## Begin

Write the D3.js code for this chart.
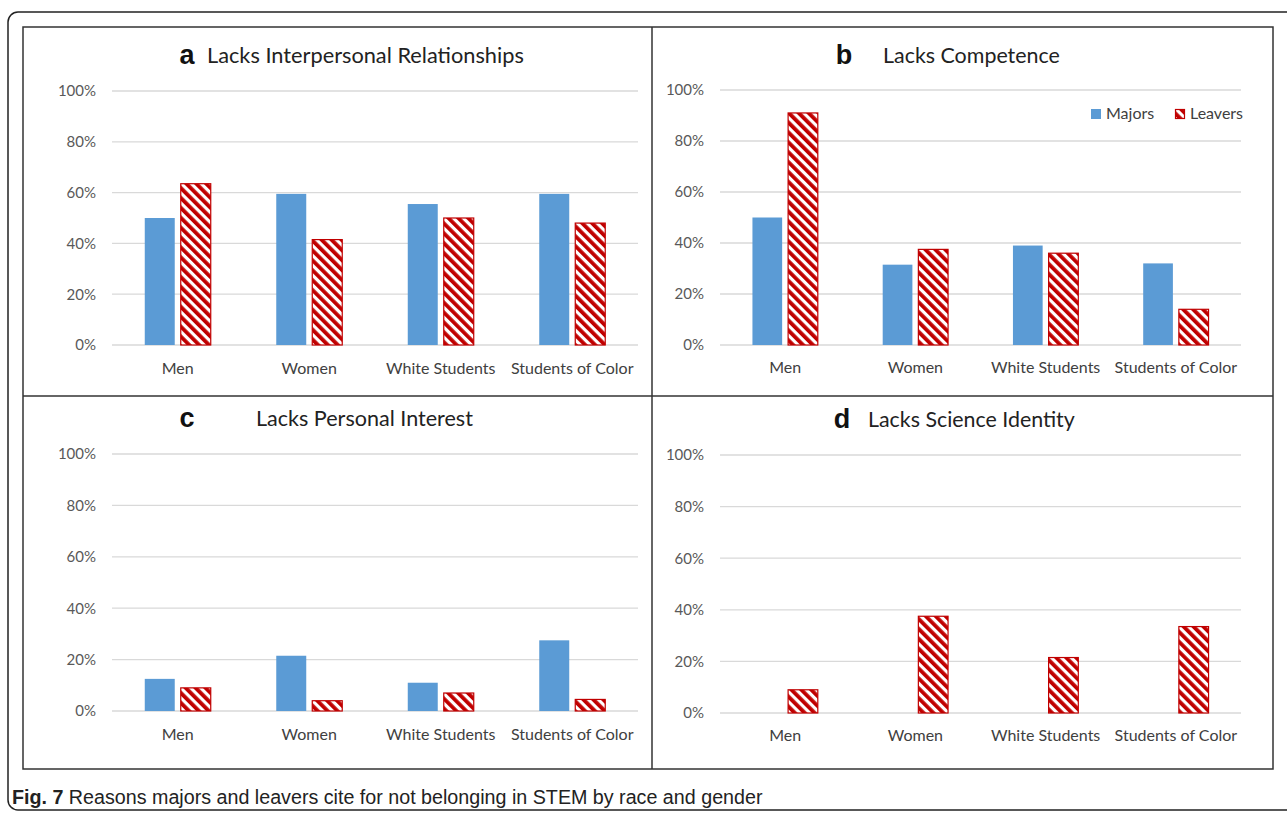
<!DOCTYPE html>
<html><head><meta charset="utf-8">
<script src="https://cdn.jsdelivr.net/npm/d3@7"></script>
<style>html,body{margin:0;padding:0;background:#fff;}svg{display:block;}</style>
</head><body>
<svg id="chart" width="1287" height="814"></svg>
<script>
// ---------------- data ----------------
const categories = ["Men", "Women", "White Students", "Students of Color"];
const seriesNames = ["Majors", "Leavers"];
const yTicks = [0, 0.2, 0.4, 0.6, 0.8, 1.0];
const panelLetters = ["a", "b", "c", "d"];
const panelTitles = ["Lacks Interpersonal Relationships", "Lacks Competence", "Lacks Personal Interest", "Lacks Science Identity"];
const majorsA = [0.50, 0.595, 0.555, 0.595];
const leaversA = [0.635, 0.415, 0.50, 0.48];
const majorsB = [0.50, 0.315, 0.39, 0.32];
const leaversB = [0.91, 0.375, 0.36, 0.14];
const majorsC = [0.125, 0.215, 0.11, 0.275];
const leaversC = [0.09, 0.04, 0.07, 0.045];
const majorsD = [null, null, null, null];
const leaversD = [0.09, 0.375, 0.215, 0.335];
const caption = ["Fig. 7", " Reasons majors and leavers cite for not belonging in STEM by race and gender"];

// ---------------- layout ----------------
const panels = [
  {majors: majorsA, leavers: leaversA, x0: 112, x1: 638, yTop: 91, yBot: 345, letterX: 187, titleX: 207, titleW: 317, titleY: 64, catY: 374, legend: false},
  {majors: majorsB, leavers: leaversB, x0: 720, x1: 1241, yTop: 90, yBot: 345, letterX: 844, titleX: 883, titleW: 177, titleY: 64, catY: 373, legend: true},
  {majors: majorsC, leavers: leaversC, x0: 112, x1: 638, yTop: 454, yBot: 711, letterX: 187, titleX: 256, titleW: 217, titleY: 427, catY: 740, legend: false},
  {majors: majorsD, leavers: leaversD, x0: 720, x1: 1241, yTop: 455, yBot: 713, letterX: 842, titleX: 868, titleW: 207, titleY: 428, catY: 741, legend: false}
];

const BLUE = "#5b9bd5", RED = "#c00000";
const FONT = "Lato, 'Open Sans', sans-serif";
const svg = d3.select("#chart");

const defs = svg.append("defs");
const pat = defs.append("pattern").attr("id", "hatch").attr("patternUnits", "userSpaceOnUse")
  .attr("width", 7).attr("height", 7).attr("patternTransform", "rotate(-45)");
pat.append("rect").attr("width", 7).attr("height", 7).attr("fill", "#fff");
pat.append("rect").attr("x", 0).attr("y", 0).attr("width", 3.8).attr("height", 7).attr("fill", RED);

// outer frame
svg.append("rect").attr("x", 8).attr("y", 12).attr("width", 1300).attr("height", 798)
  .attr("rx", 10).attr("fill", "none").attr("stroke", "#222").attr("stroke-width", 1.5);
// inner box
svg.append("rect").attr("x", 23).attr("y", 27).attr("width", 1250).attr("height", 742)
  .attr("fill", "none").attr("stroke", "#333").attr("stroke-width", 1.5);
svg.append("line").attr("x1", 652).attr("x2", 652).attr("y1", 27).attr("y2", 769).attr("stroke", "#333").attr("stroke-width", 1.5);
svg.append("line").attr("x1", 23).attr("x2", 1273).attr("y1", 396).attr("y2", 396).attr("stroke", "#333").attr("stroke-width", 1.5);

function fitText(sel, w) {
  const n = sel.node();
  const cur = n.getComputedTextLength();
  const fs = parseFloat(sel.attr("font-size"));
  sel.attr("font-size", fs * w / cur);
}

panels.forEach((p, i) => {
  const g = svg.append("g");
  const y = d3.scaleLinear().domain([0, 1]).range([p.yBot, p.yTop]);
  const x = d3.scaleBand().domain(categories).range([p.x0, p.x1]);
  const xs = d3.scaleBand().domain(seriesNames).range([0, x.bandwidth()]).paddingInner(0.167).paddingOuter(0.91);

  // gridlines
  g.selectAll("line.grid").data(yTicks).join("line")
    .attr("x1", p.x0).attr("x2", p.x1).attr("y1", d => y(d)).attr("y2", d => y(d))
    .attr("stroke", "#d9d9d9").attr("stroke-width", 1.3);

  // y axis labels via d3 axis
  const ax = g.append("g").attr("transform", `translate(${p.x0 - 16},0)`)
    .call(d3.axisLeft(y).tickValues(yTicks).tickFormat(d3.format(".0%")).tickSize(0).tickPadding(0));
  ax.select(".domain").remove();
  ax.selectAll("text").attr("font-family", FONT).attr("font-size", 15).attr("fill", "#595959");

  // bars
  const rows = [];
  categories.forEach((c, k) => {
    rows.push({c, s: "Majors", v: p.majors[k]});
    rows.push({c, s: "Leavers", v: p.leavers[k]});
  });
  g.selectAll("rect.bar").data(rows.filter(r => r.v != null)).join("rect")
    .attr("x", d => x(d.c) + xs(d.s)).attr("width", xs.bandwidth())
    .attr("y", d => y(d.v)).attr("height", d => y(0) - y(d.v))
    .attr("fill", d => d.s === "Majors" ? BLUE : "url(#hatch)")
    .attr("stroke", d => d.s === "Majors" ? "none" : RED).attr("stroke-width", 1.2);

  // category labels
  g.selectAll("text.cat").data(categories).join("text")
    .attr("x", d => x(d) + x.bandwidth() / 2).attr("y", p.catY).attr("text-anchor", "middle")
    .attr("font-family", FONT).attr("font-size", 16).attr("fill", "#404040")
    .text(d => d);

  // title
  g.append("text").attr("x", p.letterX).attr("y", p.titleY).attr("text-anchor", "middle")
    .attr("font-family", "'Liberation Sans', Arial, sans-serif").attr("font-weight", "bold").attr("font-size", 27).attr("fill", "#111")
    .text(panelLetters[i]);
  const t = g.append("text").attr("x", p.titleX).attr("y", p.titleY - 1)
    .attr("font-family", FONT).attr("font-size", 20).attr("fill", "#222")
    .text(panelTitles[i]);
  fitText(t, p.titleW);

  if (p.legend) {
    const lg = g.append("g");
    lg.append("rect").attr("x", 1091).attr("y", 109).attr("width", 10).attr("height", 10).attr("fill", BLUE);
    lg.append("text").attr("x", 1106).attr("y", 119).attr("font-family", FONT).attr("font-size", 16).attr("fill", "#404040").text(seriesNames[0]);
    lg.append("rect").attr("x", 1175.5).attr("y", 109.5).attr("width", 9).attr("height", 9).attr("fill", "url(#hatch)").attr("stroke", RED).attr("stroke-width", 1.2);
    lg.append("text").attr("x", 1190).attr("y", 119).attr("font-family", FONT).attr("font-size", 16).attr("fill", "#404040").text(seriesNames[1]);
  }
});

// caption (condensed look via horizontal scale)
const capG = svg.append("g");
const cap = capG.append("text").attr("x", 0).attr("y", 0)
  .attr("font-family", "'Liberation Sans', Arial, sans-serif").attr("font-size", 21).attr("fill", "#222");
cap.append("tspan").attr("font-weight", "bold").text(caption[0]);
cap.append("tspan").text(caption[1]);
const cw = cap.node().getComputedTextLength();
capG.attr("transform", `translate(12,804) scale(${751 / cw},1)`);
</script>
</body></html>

## End
## Begin

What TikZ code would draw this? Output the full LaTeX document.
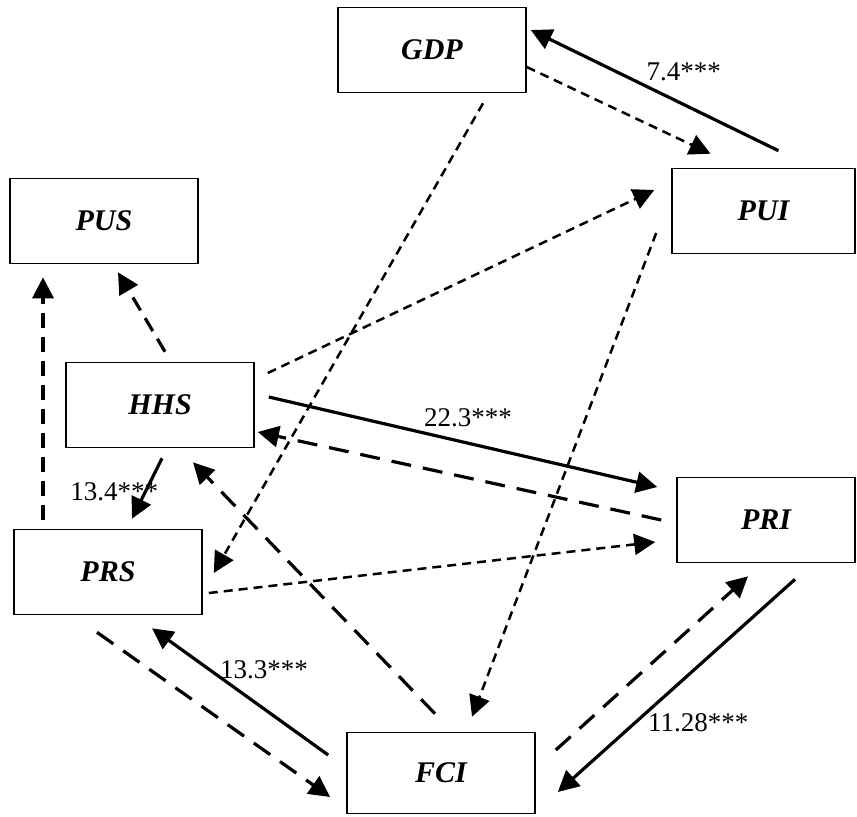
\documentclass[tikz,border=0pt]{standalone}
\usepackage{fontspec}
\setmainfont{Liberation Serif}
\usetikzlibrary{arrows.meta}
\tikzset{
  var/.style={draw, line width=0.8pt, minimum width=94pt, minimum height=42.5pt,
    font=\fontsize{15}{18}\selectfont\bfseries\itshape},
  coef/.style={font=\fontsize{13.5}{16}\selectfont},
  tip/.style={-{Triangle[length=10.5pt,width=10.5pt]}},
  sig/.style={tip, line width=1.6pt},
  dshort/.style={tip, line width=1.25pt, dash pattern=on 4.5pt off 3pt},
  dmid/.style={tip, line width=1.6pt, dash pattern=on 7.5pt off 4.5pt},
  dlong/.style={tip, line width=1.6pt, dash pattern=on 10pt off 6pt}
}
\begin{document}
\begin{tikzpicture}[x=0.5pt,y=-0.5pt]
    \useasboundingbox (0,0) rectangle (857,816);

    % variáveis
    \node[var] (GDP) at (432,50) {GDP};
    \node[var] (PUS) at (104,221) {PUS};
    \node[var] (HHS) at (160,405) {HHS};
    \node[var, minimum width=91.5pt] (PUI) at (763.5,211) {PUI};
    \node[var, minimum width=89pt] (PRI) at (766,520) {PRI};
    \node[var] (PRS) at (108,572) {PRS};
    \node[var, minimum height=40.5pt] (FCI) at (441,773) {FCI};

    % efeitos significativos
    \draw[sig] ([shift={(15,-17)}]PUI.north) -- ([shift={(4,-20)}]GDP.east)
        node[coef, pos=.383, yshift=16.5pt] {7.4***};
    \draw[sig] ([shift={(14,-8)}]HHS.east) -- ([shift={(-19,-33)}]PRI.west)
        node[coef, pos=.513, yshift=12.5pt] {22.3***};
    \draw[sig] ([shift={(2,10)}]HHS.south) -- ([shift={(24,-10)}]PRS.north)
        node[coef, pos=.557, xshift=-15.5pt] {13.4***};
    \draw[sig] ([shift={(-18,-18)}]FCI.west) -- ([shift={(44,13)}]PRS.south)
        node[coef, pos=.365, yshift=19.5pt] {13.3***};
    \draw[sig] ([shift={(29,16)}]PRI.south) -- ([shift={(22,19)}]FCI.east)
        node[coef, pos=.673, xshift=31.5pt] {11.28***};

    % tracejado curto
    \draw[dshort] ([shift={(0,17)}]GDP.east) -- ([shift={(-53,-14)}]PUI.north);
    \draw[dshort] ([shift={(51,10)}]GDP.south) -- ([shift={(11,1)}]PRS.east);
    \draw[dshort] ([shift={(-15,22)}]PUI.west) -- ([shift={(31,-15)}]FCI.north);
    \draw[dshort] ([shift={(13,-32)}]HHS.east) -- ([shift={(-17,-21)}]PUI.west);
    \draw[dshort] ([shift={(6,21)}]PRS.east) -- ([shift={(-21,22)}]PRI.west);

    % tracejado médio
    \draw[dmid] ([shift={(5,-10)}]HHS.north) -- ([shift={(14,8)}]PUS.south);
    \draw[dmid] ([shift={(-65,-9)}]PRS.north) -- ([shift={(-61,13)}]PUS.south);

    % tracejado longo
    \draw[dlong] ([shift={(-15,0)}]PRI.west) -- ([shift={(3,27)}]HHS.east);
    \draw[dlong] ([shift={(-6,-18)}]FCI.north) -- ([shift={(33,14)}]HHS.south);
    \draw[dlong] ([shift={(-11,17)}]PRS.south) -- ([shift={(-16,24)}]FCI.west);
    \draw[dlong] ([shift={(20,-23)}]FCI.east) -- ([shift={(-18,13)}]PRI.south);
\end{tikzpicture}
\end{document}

## End

SHORT EXERCISE
Give back only a number, the number of lines where the string "this" occurs.

THE RESULT
2